The winners of the $10,000 prizes are:
Konstantinos Tsioris, Ph.D. candidate, Tufts University School of Engineering, for his research into developing a silk-based biosensor to detect the highly toxic bacterial compound lipopolysaccharide (LPS).When spread through contaminated drinking water, food, or medical equipment, LPS can lead to a microbial blood infection and septic shock, which is potentially fatal. Early detection of LPS allows prompt treatment of infections and prevents septic shock.
Edward Spang, Ph.D. candidate, The Fletcher School, for his plan to analyze water consumption for energy-producing technologies in 177 countries. His data will help policymakers coordinate the interaction between energy systems and the water systems that they must rely on to operate.
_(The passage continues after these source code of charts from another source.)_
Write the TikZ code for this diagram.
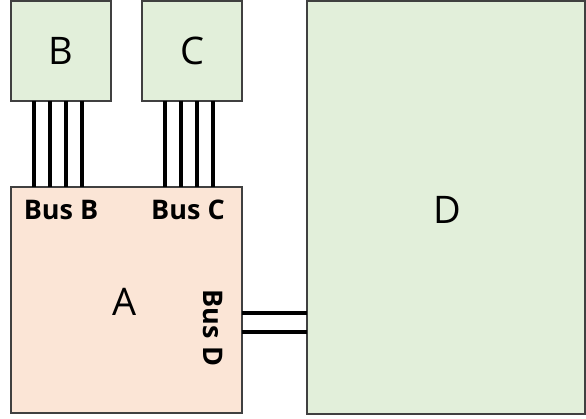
\documentclass[tikz,border=0pt]{standalone}
\usepackage{fontspec}
\setmainfont{Open Sans}
\definecolor{boxgreen}{HTML}{E2EFDA}
\definecolor{boxpeach}{HTML}{FBE5D6}
\definecolor{edge}{HTML}{404040}
\begin{document}
\begin{tikzpicture}[x=1pt,y=-1pt,
  blk/.style={draw=edge,line width=1.1pt,inner sep=0pt,outer sep=0pt,rectangle},
  busline/.style={line width=4.4pt,black},
  big/.style={font=\fontsize{38}{42}\selectfont},
  buslabel/.style={font=\fontsize{27}{30}\selectfont\bfseries,inner sep=0pt}]
\useasboundingbox (0,0) rectangle (586,419);
\node[blk,fill=boxgreen,minimum width=100pt,minimum height=100pt] (B) at (61,51) {};
\node[blk,fill=boxgreen,minimum width=100pt,minimum height=100pt] (C) at (192,51) {};
\node[blk,fill=boxpeach,minimum width=231pt,minimum height=226pt] (A) at (126.5,300) {};
\node[blk,fill=boxgreen,minimum width=278pt,minimum height=413pt] (D) at (446,207.5) {};
\node[big] (lB) at (B.center) {B};
\node[big] (lC) at (C.center) {C};
\node[big] (lA) at (125,302) {A};
\node[big] (lD) at (447,210) {D};
\foreach \o in {-27,-11,5,21}{
  \draw[busline] ([xshift=\o pt]B.south) -- ([xshift=\o pt]B.south |- A.north);
  \draw[busline] ([xshift=\o pt]C.south) -- ([xshift=\o pt]C.south |- A.north);
}
\draw[busline] (A.east |- 0,313) -- (D.west |- 0,313);
\draw[busline] (A.east |- 0,332) -- (D.west |- 0,332);
\node[buslabel] (bB) at (61,210) {Bus B};
\node[buslabel] (bC) at (188,210) {Bus C};
\node[buslabel,rotate=-90] (bD) at (213,328) {Bus D};
\end{tikzpicture}
\end{document}
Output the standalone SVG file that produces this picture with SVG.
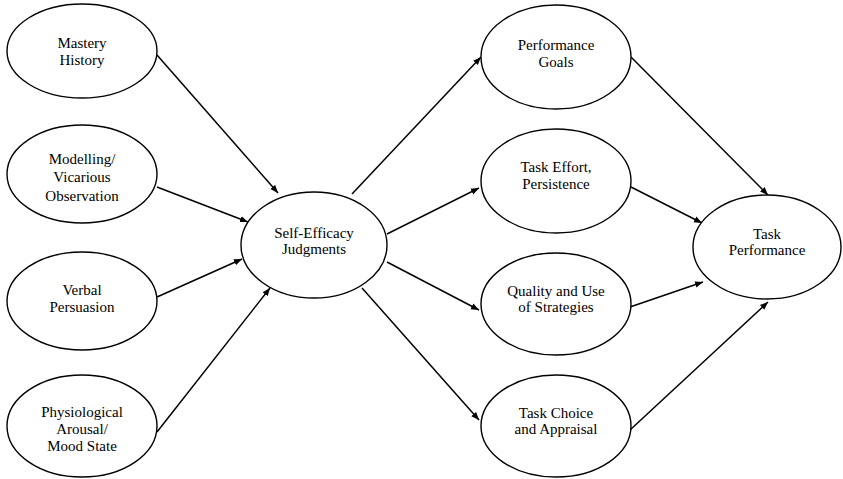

Jonathan Torn and Ahmed Malik, master's students, The Fletcher School, for their plan to develop a solar-powered energy system for urban Pakistan to lessen the country's dependence on its current electrical system which is prone to shortages.
Two proposals received honorable mention and $500 prizes:
Coleen Butler, Ph.D. Candidate, Tufts Graduate School of Arts and Sciences, for her research into the advantages of using the plant species Sedum on green roofs.
Eric Vaughan, master's student, Tufts School of Engineering, for his work to develop a mathematical method that would help water planners compare costs of using treated wastewater for agricultural purposes with the cost of using groundwater. This will encourage farmers to use wastewater which is less expensive.